### Request
Begin with the first line of the material and write out each line exactly, ending with the line that contains "import plotly.graph_objects as go". Pictures are not part of the copy.

### Data shown
====================
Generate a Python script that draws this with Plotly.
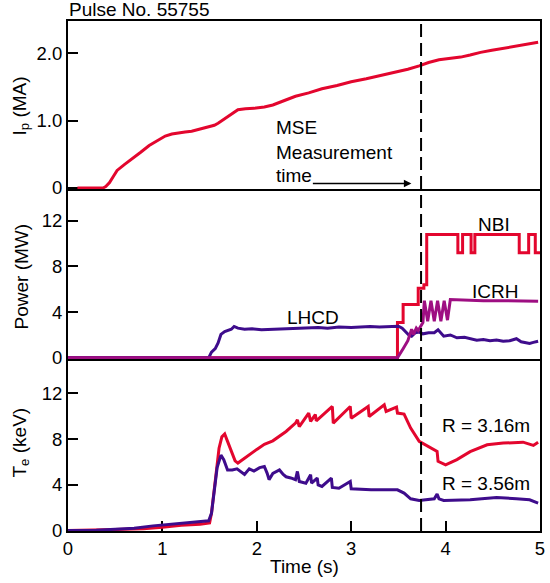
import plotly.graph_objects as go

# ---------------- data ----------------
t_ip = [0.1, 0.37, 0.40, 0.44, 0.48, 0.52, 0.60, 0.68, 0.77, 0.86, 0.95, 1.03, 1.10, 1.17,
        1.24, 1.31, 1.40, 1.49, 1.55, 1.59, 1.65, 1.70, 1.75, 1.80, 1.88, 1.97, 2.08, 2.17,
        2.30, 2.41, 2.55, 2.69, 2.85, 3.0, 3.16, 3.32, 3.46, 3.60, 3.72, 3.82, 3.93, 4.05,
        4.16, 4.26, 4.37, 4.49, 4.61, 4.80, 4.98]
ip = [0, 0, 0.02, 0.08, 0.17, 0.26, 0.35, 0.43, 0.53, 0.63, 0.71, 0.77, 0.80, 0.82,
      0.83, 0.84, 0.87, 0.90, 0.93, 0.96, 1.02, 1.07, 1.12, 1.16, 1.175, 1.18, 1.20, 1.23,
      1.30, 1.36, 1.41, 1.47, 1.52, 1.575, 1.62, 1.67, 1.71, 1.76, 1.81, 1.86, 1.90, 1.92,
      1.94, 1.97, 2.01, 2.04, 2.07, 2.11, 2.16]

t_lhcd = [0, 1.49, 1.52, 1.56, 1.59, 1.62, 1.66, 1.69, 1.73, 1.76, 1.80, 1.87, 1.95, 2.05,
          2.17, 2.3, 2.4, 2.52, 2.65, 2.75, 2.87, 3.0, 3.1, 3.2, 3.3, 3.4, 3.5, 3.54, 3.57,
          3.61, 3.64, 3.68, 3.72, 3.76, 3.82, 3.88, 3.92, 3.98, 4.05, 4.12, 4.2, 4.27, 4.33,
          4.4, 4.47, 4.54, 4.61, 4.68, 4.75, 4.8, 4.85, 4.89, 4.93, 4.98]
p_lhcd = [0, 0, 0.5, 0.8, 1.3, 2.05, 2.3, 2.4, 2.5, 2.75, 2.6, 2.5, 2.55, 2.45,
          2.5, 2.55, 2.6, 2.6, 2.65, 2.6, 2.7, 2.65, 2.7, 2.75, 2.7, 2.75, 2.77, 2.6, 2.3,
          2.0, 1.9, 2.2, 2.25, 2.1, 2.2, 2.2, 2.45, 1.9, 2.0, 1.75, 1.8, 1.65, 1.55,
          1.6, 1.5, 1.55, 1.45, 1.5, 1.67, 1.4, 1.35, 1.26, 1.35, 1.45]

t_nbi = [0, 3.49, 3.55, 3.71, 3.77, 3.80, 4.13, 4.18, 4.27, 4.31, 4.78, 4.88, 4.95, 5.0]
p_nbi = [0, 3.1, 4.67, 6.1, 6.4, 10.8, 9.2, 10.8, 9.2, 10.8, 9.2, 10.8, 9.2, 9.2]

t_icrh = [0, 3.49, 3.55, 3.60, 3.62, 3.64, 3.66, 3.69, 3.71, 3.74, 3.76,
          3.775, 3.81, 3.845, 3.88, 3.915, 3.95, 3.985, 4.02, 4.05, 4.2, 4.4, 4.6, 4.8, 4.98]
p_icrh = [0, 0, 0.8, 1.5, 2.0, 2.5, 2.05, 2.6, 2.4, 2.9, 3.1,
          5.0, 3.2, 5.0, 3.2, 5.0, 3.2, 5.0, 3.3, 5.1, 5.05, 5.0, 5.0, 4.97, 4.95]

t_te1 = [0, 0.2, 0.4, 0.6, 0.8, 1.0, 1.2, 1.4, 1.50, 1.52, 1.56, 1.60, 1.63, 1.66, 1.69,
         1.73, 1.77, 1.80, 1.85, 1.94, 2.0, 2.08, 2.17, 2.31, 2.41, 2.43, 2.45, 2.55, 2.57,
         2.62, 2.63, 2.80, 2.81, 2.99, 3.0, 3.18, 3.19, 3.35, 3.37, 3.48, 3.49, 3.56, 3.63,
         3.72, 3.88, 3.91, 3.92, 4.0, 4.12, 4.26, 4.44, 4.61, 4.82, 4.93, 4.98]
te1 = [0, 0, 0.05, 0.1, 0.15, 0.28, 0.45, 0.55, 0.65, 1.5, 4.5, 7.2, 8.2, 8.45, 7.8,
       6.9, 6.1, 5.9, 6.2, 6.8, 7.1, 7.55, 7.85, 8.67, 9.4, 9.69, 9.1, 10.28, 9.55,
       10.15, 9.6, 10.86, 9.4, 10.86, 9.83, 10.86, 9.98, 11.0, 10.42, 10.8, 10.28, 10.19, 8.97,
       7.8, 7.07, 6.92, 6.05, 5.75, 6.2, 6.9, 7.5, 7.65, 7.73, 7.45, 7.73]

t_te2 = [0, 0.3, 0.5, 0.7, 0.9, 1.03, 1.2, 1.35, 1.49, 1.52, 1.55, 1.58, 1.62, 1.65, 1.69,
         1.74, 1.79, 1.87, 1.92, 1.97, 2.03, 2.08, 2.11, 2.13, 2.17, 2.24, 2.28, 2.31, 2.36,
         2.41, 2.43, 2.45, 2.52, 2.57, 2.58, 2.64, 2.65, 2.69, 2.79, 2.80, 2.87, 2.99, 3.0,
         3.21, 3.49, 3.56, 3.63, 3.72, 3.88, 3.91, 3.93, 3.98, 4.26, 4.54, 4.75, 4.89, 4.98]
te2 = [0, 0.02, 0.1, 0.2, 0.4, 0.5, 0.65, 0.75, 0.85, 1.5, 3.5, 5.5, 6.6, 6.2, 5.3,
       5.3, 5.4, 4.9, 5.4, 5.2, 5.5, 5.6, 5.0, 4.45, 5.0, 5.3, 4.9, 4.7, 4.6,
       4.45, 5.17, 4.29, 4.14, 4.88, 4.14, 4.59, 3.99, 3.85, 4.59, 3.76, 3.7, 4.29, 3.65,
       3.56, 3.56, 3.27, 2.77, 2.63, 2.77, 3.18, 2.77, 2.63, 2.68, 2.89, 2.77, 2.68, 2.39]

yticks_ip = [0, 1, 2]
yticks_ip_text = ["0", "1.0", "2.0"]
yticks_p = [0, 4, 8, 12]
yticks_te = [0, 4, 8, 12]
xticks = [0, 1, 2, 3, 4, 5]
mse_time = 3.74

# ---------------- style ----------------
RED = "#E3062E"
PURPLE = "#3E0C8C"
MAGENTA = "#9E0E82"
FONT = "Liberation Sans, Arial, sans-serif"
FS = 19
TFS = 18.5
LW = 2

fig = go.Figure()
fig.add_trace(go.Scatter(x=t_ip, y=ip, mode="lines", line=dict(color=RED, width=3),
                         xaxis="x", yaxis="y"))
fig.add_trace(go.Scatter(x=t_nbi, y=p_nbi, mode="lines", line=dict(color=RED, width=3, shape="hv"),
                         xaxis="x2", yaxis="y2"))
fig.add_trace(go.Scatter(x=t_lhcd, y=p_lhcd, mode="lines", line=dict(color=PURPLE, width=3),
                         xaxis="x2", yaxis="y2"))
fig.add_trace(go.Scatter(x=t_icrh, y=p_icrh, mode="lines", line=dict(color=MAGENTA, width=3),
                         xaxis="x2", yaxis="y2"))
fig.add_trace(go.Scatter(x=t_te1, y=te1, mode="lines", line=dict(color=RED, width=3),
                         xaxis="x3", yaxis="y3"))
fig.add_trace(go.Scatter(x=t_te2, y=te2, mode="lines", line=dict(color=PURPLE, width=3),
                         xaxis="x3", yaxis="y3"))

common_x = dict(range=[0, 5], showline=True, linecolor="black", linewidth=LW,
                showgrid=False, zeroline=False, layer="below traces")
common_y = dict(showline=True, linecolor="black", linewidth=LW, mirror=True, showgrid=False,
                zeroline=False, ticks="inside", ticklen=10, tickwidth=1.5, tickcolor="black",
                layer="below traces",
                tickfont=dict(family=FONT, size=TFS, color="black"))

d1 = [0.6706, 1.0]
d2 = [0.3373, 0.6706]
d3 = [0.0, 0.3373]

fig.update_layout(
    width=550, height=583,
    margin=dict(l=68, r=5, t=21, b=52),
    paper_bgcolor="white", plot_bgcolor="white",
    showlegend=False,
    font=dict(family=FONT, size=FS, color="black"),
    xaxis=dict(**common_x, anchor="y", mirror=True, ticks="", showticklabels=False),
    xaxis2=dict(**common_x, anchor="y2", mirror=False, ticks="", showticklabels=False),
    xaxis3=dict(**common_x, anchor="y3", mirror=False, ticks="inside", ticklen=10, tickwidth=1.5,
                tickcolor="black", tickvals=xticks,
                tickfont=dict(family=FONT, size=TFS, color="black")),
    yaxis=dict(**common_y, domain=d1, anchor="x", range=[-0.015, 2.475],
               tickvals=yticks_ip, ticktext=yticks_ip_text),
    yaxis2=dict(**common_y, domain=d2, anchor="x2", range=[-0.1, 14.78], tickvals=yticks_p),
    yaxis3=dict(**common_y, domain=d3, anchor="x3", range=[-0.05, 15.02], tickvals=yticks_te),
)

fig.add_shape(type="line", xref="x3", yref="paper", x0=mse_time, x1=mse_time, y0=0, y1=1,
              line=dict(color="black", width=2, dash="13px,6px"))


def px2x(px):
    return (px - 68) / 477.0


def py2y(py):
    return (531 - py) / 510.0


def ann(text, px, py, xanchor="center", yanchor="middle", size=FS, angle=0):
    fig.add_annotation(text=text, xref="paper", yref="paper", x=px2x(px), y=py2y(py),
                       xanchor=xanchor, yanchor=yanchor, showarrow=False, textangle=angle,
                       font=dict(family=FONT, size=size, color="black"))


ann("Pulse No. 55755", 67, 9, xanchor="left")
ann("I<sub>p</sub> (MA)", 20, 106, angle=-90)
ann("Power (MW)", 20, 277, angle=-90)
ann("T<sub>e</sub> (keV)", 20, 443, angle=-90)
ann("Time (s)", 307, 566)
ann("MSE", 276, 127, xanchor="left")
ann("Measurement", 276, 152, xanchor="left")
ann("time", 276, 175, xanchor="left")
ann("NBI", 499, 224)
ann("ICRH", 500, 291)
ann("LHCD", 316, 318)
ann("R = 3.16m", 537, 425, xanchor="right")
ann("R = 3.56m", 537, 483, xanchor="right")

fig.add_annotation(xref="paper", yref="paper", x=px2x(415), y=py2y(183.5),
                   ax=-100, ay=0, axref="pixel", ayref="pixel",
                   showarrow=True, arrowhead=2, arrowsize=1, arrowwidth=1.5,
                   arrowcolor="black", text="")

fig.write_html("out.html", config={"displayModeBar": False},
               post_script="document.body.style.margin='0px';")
====================
### Reply
Generate a Python script that draws this with Plotly.
import plotly.graph_objects as go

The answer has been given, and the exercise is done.